Secretary of State Antony Blinken wrote in his social media accounts that his office has taken steps to impose visa restrictions on 100 Nicaraguan officials who restrict Nicaraguans’ human rights and undermine democracy.
“We call on the regime to unconditionally and immediately release Bishop Álvarez and all those unjustly detained,” Blinken wrote.
Bishop Rolando Álvarez, an outspoken critic of the Nicaraguan government, was jailed by the Ortega regime for supposedly helping anti-government protesters. He was sentenced to 26 years in prison after he refused to board a plane carrying exiles to the United States in February.
To win a fourth consecutive term in the 2021 elections, which were widely denounced as a farce, Ortega imprisoned scores of opposition leaders.

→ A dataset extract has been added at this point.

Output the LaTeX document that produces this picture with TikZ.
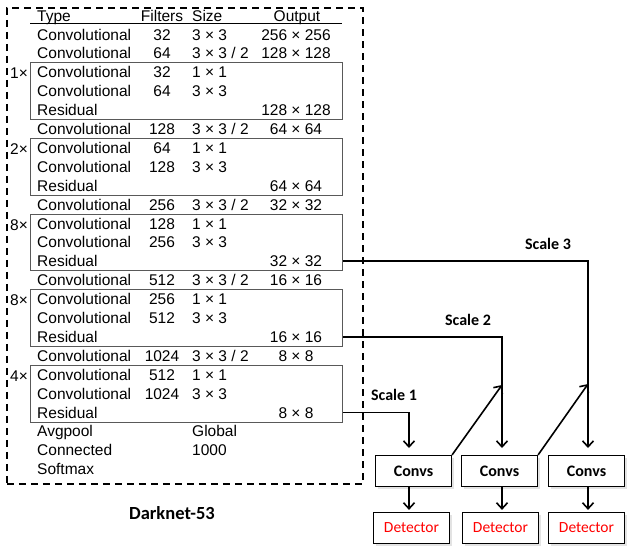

Additionally, he has made several nongovernmental organizations illegal. Since then, numerous opponents have been found guilty or tried in hurried proceedings on vague allegations akin to treason.
Before this, the State Department had revoked the visas of key Nicaraguan officials, judges who had found the opposition leaders guilty, and lawmakers who had helped to pass legislation outlawing NGOs and civic organizations.
As many as 116 people associated with the Ortega dictatorship were previously subject to visa restrictions, including mayors, prosecutors, university administrators, as well as police, prison, and military officials.
The Nicaraguan government nationalized a prominent Jesuit institution this week because it was a Centre of terrorism, the most recent in a string of measures taken against the Catholic Church and opposition figures. The opposition was expelled, imprisoned, or in hiding, and Ortega, 75, had complete control over all government institutions, shattering any remaining hope that the nation would soon return to a democratic course.